Who else is out? Even protesters against racial insensitivity, if they try to use physical coercion. When that happened recently at Missouri, for instance, the offending bully resigned and even sympathetic leftist pundits agreed that the protesters weren’t “always-wise.”

Just as informative, these protests tell us who really has power on campus. Who has it? Football teams. Duh. But even those athletes are energized by a surprising fact.

The real power on campus these days comes from an ancient but complicated moral idea. We might call it “the impulse to orthodoxy.” It can be tricky to understand, especially since no one is talking about it in those terms. The impulse to orthodoxy includes a moral two-step: Not only must people behave in a moral way, but they must actively seek out and root out those who fail to understand the proper reasons for moral action.

How does this ancient idea work in today’s campus protests? The successful campus protests these days insist not only that school leaders fight racism. More telling, protesters are fired up by the idea that they are under a moral imperative to expose and exclude all those who do not adequately understand the nuances of systematic racism.

At Missouri, for example, system president Tim Wolfe eventually resigned due to a perceived lack of administrative action against repeated racial incidents. The protesters wanted more than new policies. They wanted Wolfe out. Why? Because Wolfe personally seemed to misunderstand or even belittle complaints about systematic racism. One student leader went on a much-publicized hunger strike until Wolfe was kicked out. The student, Jonathan Butler, explained that only the ouster of Wolfe would make the school “a better place.”

At Yale, too, the impulse to orthodoxy has caused some observers to scratch their heads. On one level, it seems like a slightly hysterical protest about a fairly reasonable request. Faculty masters Nicholas and Erika Christakis suggested that students might relax about Halloween costumes. So what’s the problem? Morally orthodox students could not stand Christakis’s suggestion that they simply “look away” from offensive outfits. For the orthodox, looking away from immorality is as bad or worse than the immorality itself.

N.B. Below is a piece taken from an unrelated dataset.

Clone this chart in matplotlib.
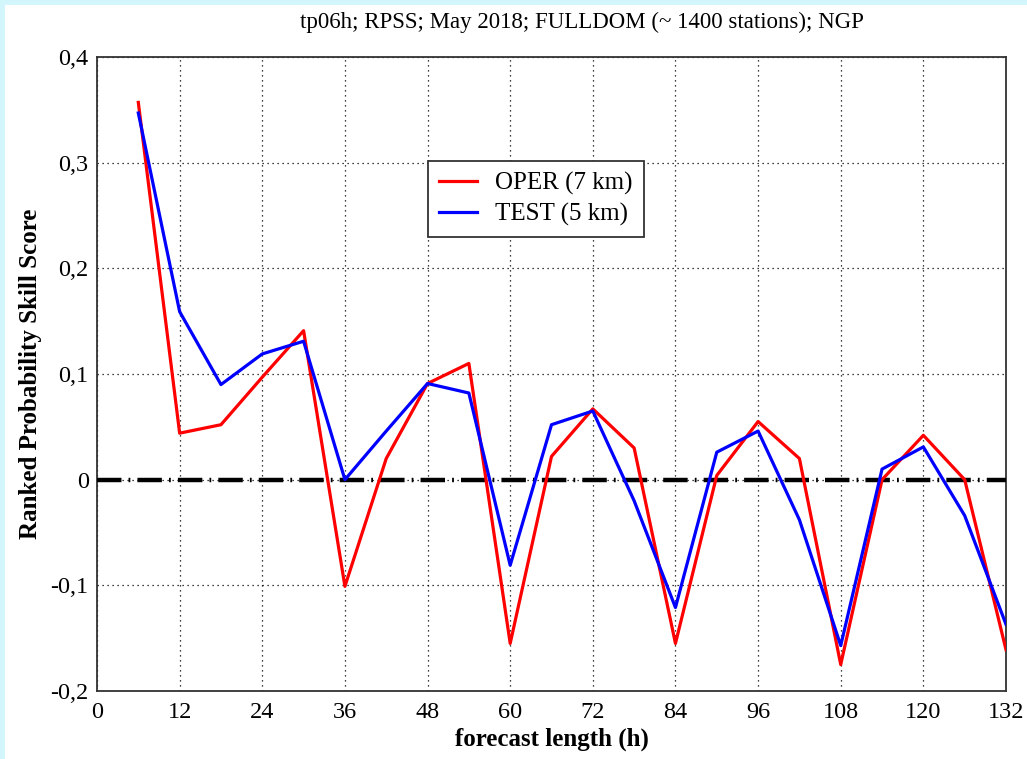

A similarly insufficient zeal damned an administrator of the elite Claremont McKenna College in California. Dean of Students Mary Spellman wrote a sympathetic email to a student who complained about racial insensitivity. So what’s the problem? Spellman included a line about non-white students who “don’t fit our CMC mold.” To protesters, such language smacked of a hidden, intolerable insensitivity.

In all these cases, school leaders and faculty are under attack for two reasons. First, they are accused of displaying an inadequate understanding of and zealousness about racial inclusivity. The oft-confusing part, though, comes from the second reason. The impulse to orthodoxy demands that such inadequate agreement be tirelessly sought out and ruthlessly purged. It is not enough to apologize. Campus protesters feel free to use any coercion, stamp out any speech, if those things seem to promote immorality.

Today’s racial protesters will be surprised at the people who might understand them best: Protestant fundamentalists. As I’m finding out as I research my new book, the history of fundamentalist higher education is mostly the story of a similar impulse to orthodoxy. Beginning in the 1920s, it was not enough for fundamentalists simply to protest against secularization of the academy. It was not enough simply to disagree with the theological implications of evolution. Rather, for fundamentalists since the 1920s, it was necessary to demand that schools purge all such things. When that didn’t work, fundamentalists opened their own schools, places such as Wheaton College, Bob Jones University, and Bryan College.

Throughout their histories, fundamentalist colleges have taken drastic action to purge any hint of compromise. In 1961, for example, Wheaton scientist Russell Mixter had to offer elaborate apologies to those who thought he might have accepted mainstream evolutionary theory.

These days, similar drastic action is wracking the campus of Bryan College. Faculty who seem not to be sufficiently zealous in their embrace of a young earth are being shown the door.

Of course, the specific moral ideas are extremely different. At fundamentalist colleges, the dangerous trends were toward theological modernism and evolutionary science. At today’s elite mainstream colleges, the moral imperative demands the removal—root and branch—of those who don’t sufficiently act against systematic racism.

Yet the impulse remains the same. The moral imperative of orthodoxy requires more than just a certain set of ideas. It implies a tireless and ruthless dedication to root out all those who do not adequately understand or embody those ideas.